Ellermann-Kingombe has been involved in academia alongside her civil service career. In the late 1990s, she served as an instructor at the University of Copenhagen’s Department of Political Science, teaching introductory courses to first-year political science students. She later returned to the department as an external lecturer in 2013, teaching a graduate-level course on the European Union and diplomacy.

In addition, from 2013 to 2022 she was appointed as an external examiner (censor) in the fields of international politics and public administration at several Danish universities – including the University of Copenhagen, Aarhus University, the University of Southern Denmark (SDU), and Copenhagen Business School (CBS).

== Career ==

=== Civil service career ===
Ellermann-Kingombe joined the Danish Ministry of Foreign Affairs (MFA) in 2001, embarking on what would become a nearly 20-year career in the civil service. Her early roles included serving as an embassy secretary to the Permanent Representation of Denmark to the European Union, and as chief consultant in the MFA’s Asia Department from 2010 to 2011, where she focused on Denmark’s relations with Asian countries. In October 2011, she became a ministerial secretary in the MFA, coordinating and managing the activities of the government’s Minister for European Affairs and later the Minister for Trade and European Affairs. She held that position until 2014.
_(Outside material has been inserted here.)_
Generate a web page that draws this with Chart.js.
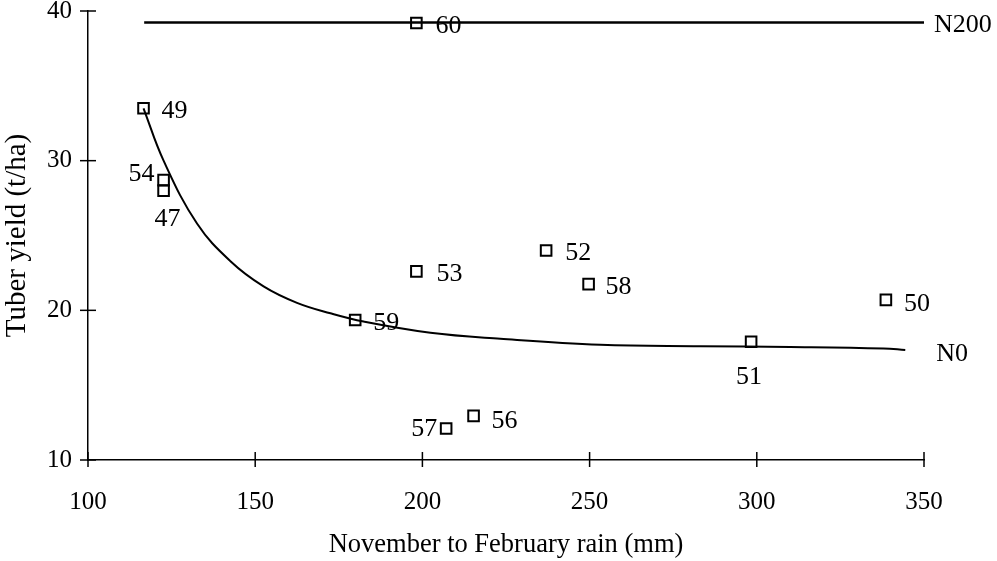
<!DOCTYPE html>
<html>
<head>
<meta charset="utf-8">
<script src="https://cdn.jsdelivr.net/npm/chart.js@4"></script>
<style>
  html, body { margin: 0; padding: 0; background: #fff; }
  #wrap { width: 997px; height: 561px; }
</style>
</head>
<body>
<div id="wrap"><canvas id="rainChart" width="997" height="561"></canvas></div>
<script>
// Years (site labels) with rain and yield readings
const yearLabels = ["60", "49", "54", "47", "59", "53", "52", "58", "57", "56", "50", "51"];
const rainValues = [198.2, 116.6, 122.6, 122.6, 179.9, 198.2, 237.0, 249.7, 207.1, 215.3, 338.6, 298.3];
const yieldValues = [39.2, 33.5, 28.7, 28.0, 19.35, 22.6, 24.0, 21.75, 12.1, 12.95, 20.7, 17.9];

// N0 fitted curve
const n0Rain = [116.6, 122.6, 132.6, 142.6, 152.5, 162.5, 172.5, 182.4, 202.4, 223.3, 253.2, 283.1, 310, 337.9, 344.4];
const n0Yield = [33.5, 30.0, 25.8, 23.28, 21.6, 20.5, 19.8, 19.25, 18.5, 18.1, 17.7, 17.6, 17.55, 17.45, 17.35];

// N200 line
const n200Rain = [116.8, 350];
const n200Yield = [39.23, 39.23];

const xTicks = [100, 150, 200, 250, 300, 350];
const yTicks = [10, 20, 30, 40];

const FONT = "'Liberation Serif', 'Times New Roman', serif";

// where each label sits relative to its square [dx, dy, align]
const labelOffsets = {
  "60": [19, 3, "left"],
  "49": [18, 3, "left"],
  "54": [-9, -6, "right"],
  "47": [4, 29, "center"],
  "59": [18, 3, "left"],
  "53": [20, 3, "left"],
  "52": [19, 3, "left"],
  "58": [17, 3, "left"],
  "57": [-9, 1, "right"],
  "56": [18, 5, "left"],
  "50": [18, 4, "left"],
  "51": [-2, 35, "center"]
};

const toXY = (xs, ys) => xs.map((x, i) => ({ x, y: ys[i] }));

// draws tick marks that cross the axis lines
const crossTicks = {
  id: "crossTicks",
  afterDraw(chart) {
    const { ctx, scales: { x, y } } = chart;
    ctx.save();
    ctx.strokeStyle = "#000";
    ctx.lineWidth = 1.5;
    xTicks.forEach(v => {
      const px = x.getPixelForValue(v);
      ctx.beginPath();
      ctx.moveTo(px, y.bottom - 8);
      ctx.lineTo(px, y.bottom + 7);
      ctx.stroke();
    });
    yTicks.forEach(v => {
      const py = y.getPixelForValue(v);
      ctx.beginPath();
      ctx.moveTo(x.left - 8, py);
      ctx.lineTo(x.left + 8, py);
      ctx.stroke();
    });
    ctx.restore();
  }
};

// point labels and the N0 / N200 line names
const pointText = {
  id: "pointText",
  afterDatasetsDraw(chart) {
    const { ctx, scales: { x, y } } = chart;
    ctx.save();
    ctx.fillStyle = "#000";
    ctx.font = "26px " + FONT;
    ctx.textBaseline = "middle";

    yearLabels.forEach((lab, i) => {
      const off = labelOffsets[lab];
      ctx.textAlign = off[2];
      ctx.fillText(lab, x.getPixelForValue(rainValues[i]) + off[0], y.getPixelForValue(yieldValues[i]) + off[1]);
    });

    ctx.textAlign = "left";
    const lastN200 = n200Rain.length - 1;
    ctx.fillText("N200", x.getPixelForValue(n200Rain[lastN200]) + 10, y.getPixelForValue(n200Yield[lastN200]) + 3);
    const lastN0 = n0Rain.length - 1;
    ctx.fillText("N0", x.getPixelForValue(n0Rain[lastN0]) + 31, y.getPixelForValue(n0Yield[lastN0]) + 4);
    ctx.restore();
  }
};

const ctx = document.getElementById("rainChart").getContext("2d");

new Chart(ctx, {
  type: "scatter",
  data: {
    datasets: [
      {
        label: "N200",
        data: toXY(n200Rain, n200Yield),
        showLine: true,
        borderColor: "#000",
        borderWidth: 2.5,
        pointRadius: 0,
        clip: false
      },
      {
        label: "N0",
        data: toXY(n0Rain, n0Yield),
        showLine: true,
        tension: 0.4,
        borderColor: "#000",
        borderWidth: 2,
        pointRadius: 0,
        clip: false
      },
      {
        label: "Years",
        data: toXY(rainValues, yieldValues),
        pointStyle: "rect",
        pointRadius: 7.5,
        pointBorderWidth: 2,
        borderColor: "#000",
        pointBorderColor: "#000",
        backgroundColor: "rgba(0,0,0,0)",
        pointBackgroundColor: "rgba(0,0,0,0)",
        clip: false
      }
    ]
  },
  options: {
    responsive: false,
    animation: false,
    layout: { padding: { top: 11, right: 73, left: 0, bottom: 0 } },
    plugins: {
      legend: { display: false },
      tooltip: { enabled: false }
    },
    scales: {
      x: {
        type: "linear",
        min: 100,
        max: 350,
        afterFit(s) { s.height = 101; s.paddingLeft = 0; s.paddingRight = 0; },
        afterBuildTicks(s) { s.ticks = xTicks.map(v => ({ value: v })); },
        grid: { display: false, tickLength: 0 },
        border: { display: true, color: "#000", width: 1.5 },
        ticks: {
          color: "#000",
          font: { family: FONT, size: 25 },
          padding: 27,
          maxRotation: 0
        },
        title: {
          display: true,
          text: "November to February rain (mm)",
          color: "#000",
          font: { family: FONT, size: 26.5 },
          padding: 0
        }
      },
      y: {
        type: "linear",
        min: 10,
        max: 40,
        afterFit(s) { s.width = 88; s.paddingTop = 0; s.paddingBottom = 0; },
        afterBuildTicks(s) { s.ticks = yTicks.map(v => ({ value: v })); },
        grid: { display: false, tickLength: 0 },
        border: { display: true, color: "#000", width: 1.5 },
        ticks: {
          color: "#000",
          font: { family: FONT, size: 25 },
          padding: 16
        },
        title: {
          display: true,
          text: "Tuber yield (t/ha)",
          color: "#000",
          font: { family: FONT, size: 29 },
          padding: 0
        }
      }
    }
  },
  plugins: [crossTicks, pointText]
});
</script>
</body>
</html>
In March 2014, Ellermann-Kingombe was appointed deputy head of the Office for Green Growth in the MFA, a role she held until 2016. In this position, she worked on initiatives related to sustainable development and green economic growth in Denmark’s foreign policy. From 2016 to 2021, she served as deputy head of the MFA’s Office for Multilateral Cooperation, Climate, and Gender Equality, where she was involved in Denmark’s engagement with international organizations (including the United Nations) and global policy issues such as climate change and gender equality. By 2021, she had risen to become the head of department for Multilateral Cooperation and Policy at the Foreign Ministry, overseeing multilateral policy coordination. In this capacity, Ellermann-Kingombe had special responsibility for Denmark’s cooperation with the UN and other international organizations.

During her time in government service, Ellermann-Kingombe also gained experience outside the Foreign Ministry. From 2007 to 2010, she was seconded as a special consultant to the Prime Minister’s Office, working in the Climate Secretariat during the lead-up to the United Nations Climate Change Conference 2009 (COP15) in Copenhagen. In that role, she served as an advisor on the Danish prime minister’s climate team, contributing to the coordination of Denmark’s climate policy and the hosting of the COP15 summit.

=== Royal Household ===
Ellermann-Kingombe transitioned to a royal court role in 2021. On 1 September 2021, she was appointed Private Secretary and lady-in-waiting to Crown Princess Mary of Denmark, succeeding Christine Pii Hansen in that position. She became the principal private secretary to the Crown Princess, responsible for managing the Crown Princess’s official agenda and providing counsel on matters of protocol and public engagements. Her duties include coordinating royal events and travel, handling official correspondence, and advising the Crown Princess on organizational and policy-related matters connected to patronages and initiatives. As a lady-in-waiting, she also accompanies the Crown Princess (now Queen) at ceremonies and engagements.

In January 2024, Crown Princess Mary became Queen consort upon the accession of King Frederik X. Ellermann-Kingombe continued in her role, now serving as private secretary to Queen Mary.

== Personal life ==
Henriette Ellermann-Kingombe is married to Jean-Charles Ellermann-Kingombe, a Danish diplomat and government official. Jean-Charles has held several prominent positions, including serving as the Permanent Under-Secretary of State for Foreign Affairs at the Danish Prime Minister’s Office and later as a senior official at NATO. The couple reside in Hellerup, an area near Copenhagen, and have two children.

== Honours and decorations ==
Ellermann-Kingombe has received the following honours and decorations:

=== National ===
Denmark:

- Commander 1st Class of the Order of the Dannebrog.
- Commander of the Order of the Dannebrog (2022).
- Queen Margrethe II's Golden Jubilee Medal (2022).

=== Foreign ===

- Estonia: Order of the Cross of Terra Mariana, 3rd Class (2026).
- Latvia: Commander of the Cross of Recognition.
- Lithuania: Officer of the Order for Merits to Lithuania (2026).
- France: Officer of the Ordre national du Mérite.
- Finland: Commander of the Order of the White Rose of Finland.
- Egypt: Second Class of the Order of the Republic.
- Iceland: Grand Knight's Cross of the Order of the Falcon.
- Norway: Commander of the Royal Norwegian Order of Merit.
- Sweden: Commander of the Order of the Polar Star.
- Spain: Officer of the Royal Order of Civil Merit.